A novel treatment involving the use of an arthritis drug helped a 25-year-old man grow a full head of hair after a rare disease left him completely hairless.
There is no known cure for alopecia universalis -- the autoimmune disease that the man suffers from, which causes a loss of all body hair. Yale researchers came up with an effective targeted treatment that helped the patient grow his hair back, including eyebrows, eyelashes, facial hair and body hair.
"The results are exactly what we hoped for," Dr. Brett A. King, assistant professor of dermatology at Yale University School of Medicine and senior author of a paper outlining the results online in the Journal of Investigative Dermatology, said in a statement. "This is a huge step forward in the treatment of patients with this condition. While it's one case, we anticipated the successful treatment of this man based on our current understanding of the disease and the drug. We believe the same results will be duplicated in other patients, and we plan to try."
The patient in the study had also been diagnosed with plaque psoriasis, a condition characterized by scaly red areas of skin. The only hair he had was within the psoriasis plaques on his head. He went to Yale Dermatology to get treated for the psoriasis; he had never been treated for the alopecia.
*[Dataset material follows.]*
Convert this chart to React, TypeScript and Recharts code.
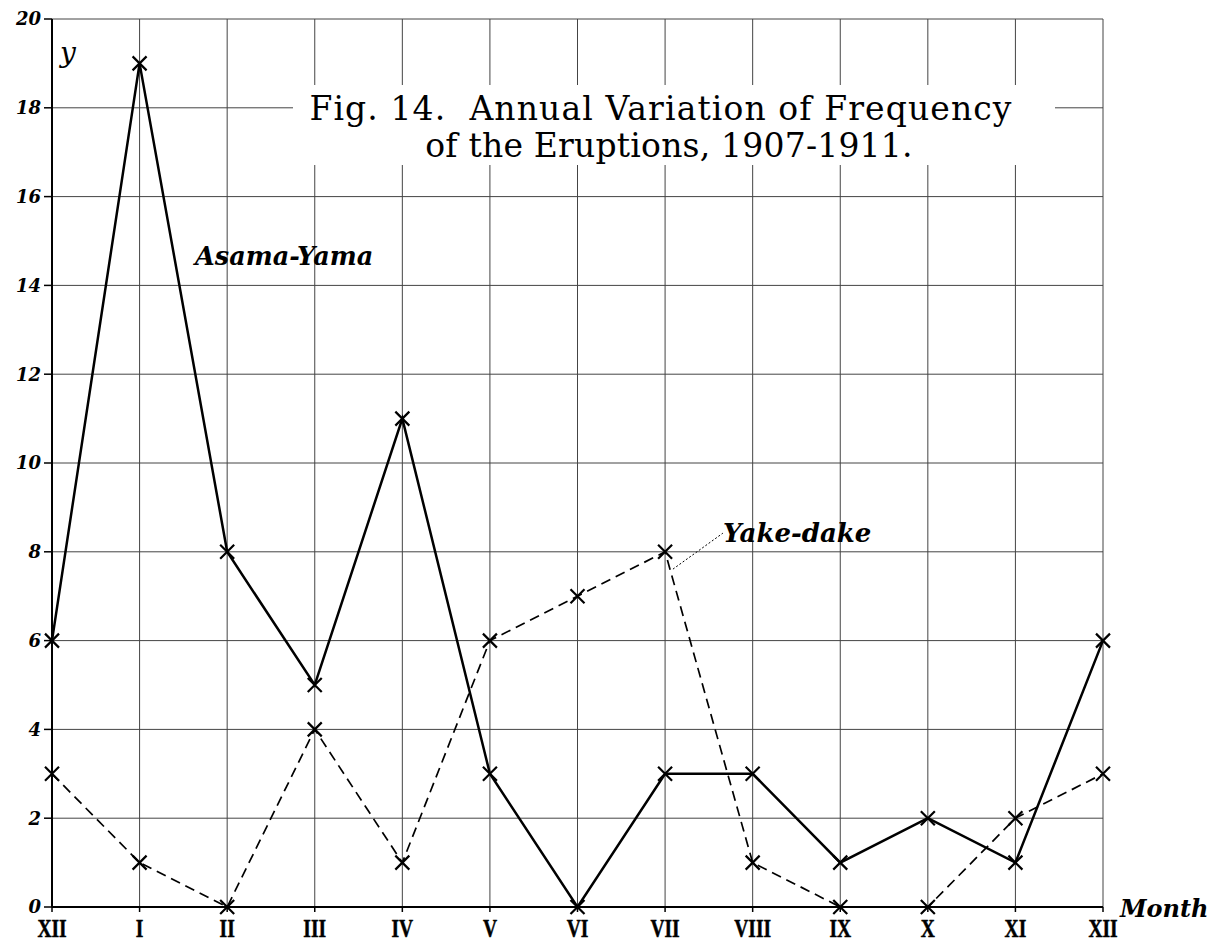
import React from "react";
import { LineChart, Line, XAxis, YAxis, CartesianGrid, ReferenceLine } from "recharts";

const monthLabels = ["XII", "I", "II", "III", "IV", "V", "VI", "VII", "VIII", "IX", "X", "XI", "XII"];
const asamaYama = [6, 19, 8, 5, 11, 3, 0, 3, 3, 1, 2, 1, 6];
const yakeDake = [3, 1, 0, 4, 1, 6, 7, 8, 1, 0, 0, 2, 3];
const yTicks = [0, 2, 4, 6, 8, 10, 12, 14, 16, 18, 20];
const xTicks = monthLabels.map((_, i) => i);

const data = monthLabels.map((m, i) => ({ idx: i, month: m, asama: asamaYama[i], yake: yakeDake[i] }));

const SERIF = "'DejaVu Serif', 'Liberation Serif', serif";

const XMark = (props: any) => {
  const { cx, cy, index, size = 6, width = 2 } = props;
  if (cx == null || cy == null) return null;
  return (
    <path
      key={`m-${index}`}
      d={`M${cx - size},${cy - size}L${cx + size},${cy + size}M${cx - size},${cy + size}L${cx + size},${cy - size}`}
      stroke="#000"
      strokeWidth={width}
      fill="none"
    />
  );
};

const MonthTick = (props: any) => {
  const { x, y, payload } = props;
  return (
    <g transform={`translate(${x},${y})`}>
      <text
        transform="scale(0.78,1)"
        textAnchor="middle"
        y={23}
        fontFamily="'Liberation Serif', serif"
        fontWeight="bold"
        fontSize={25}
        fill="#000"
        stroke="#000"
        strokeWidth={0.5}
      >
        {monthLabels[payload.value]}
      </text>
    </g>
  );
};

export default function App() {
  return (
    <div style={{ position: "relative", width: 1200, height: 935, background: "#fff" }}>
      <LineChart width={1200} height={935} data={data} margin={{ top: 11, right: 105, left: 0, bottom: 0 }}>
        <CartesianGrid stroke="#444" strokeWidth={1} />
        <XAxis
          type="number"
          dataKey="idx"
          domain={[0, 12]}
          ticks={xTicks}
          interval={0}
          height={36}
          tick={<MonthTick />}
          tickSize={5}
          tickMargin={2}
          axisLine={{ stroke: "#000", strokeWidth: 2 }}
          tickLine={{ stroke: "#000", strokeWidth: 1.5 }}
        />
        <YAxis
          type="number"
          domain={[0, 20]}
          ticks={yTicks}
          interval={0}
          width={44}
          tickSize={8}
          tickMargin={3}
          axisLine={{ stroke: "#000", strokeWidth: 2 }}
          tickLine={{ stroke: "#000", strokeWidth: 1.5 }}
          tick={{ fill: "#000", fontFamily: SERIF, fontStyle: "italic", fontWeight: "bold", fontSize: 18 }}
        />
        <ReferenceLine
          segment={[{ x: 7.09, y: 7.61 }, { x: 7.66, y: 8.42 }]}
          stroke="#000"
          strokeWidth={1}
          strokeDasharray="2 2"
        />
        <Line
          type="linear"
          dataKey="yake"
          stroke="#000"
          strokeWidth={1.7}
          strokeDasharray="10 6"
          dot={(p: any) => <XMark key={`y-${p.index}`} {...p} size={7} width={2.2} />}
          activeDot={false}
          isAnimationActive={false}
        />
        <Line
          type="linear"
          dataKey="asama"
          stroke="#000"
          strokeWidth={2.5}
          dot={(p: any) => <XMark key={`a-${p.index}`} {...p} size={7} width={2.2} />}
          activeDot={false}
          isAnimationActive={false}
        />
      </LineChart>
      <svg
        width={1200}
        height={935}
        style={{ position: "absolute", left: 0, top: 0, pointerEvents: "none" }}
      >
        <rect x={285} y={77} width={762} height={80} fill="#fff" />
        <text x={653} y={112} textAnchor="middle" fontFamily={SERIF} fontSize={33} letterSpacing={1.1} fill="#000">
          Fig. 14.{"\u00a0\u00a0"}Annual Variation of Frequency
        </text>
        <text x={661} y={149} textAnchor="middle" fontFamily={SERIF} fontSize={33} letterSpacing={0.2} fill="#000">
          of the Eruptions, 1907-1911.
        </text>
        <text x={187} y={257} fontFamily={SERIF} fontStyle="italic" fontWeight="bold" fontSize={25.5} fill="#000">
          Asama-Yama
        </text>
        <text x={715} y={534} fontFamily={SERIF} fontStyle="italic" fontWeight="bold" fontSize={26} fill="#000">
          Yake-dake
        </text>
        <text x={52} y={54} fontFamily={SERIF} fontStyle="italic" fontSize={28} fill="#000">
          y
        </text>
        <text x={1112} y={909} fontFamily={SERIF} fontStyle="italic" fontWeight="bold" fontSize={24} fill="#000">
          Month
        </text>
      </svg>
    </div>
  );
}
When King examined the patient, he thought that both diseases could be addressed with the use of a single drug for rheumatoid arthritis called tofacitinib citrate. The drug had been used to treat psoriasis in people and it had been effective at reversing a less extreme from of alopecia in mice.
"There are no good options for long-term treatment of alopecia universalis," King said. "The best available science suggested this might work, and it has."
Indeed, after two months of treatment with 10 mg of the arthritis drug a day, the patient's psoriasis showed some improvement. And, for the first time in seven years, the man had grown scalp and facial hair. After three more months of therapy at 15 mg a day, the patient completely regrew scalp hair and started regrowing eyebrows, eyelashes, facial hair, armpit and other hair.
"By eight months there was full regrowth of hair," study coauthor Dr. Brittany G. Craiglow, said in a statement. "The patient has reported feeling no side effects, and we've seen no lab test abnormalities, either."
Tofacitinib citrate seems to trigger hair growth by turning off the immune system attack on hair follicles that is prompted by the disease, King said.
The drug helps in some cases of psoriasis, and it was mildly effective in treating this patient's psoriasis, the researchers said.
King has submitted a proposal for a clinical trial involving a cream form of the arthritis drug as a treatment for a less extreme form of alopecia, which causes a hair loss that is typically less extensive than alopecia universalis.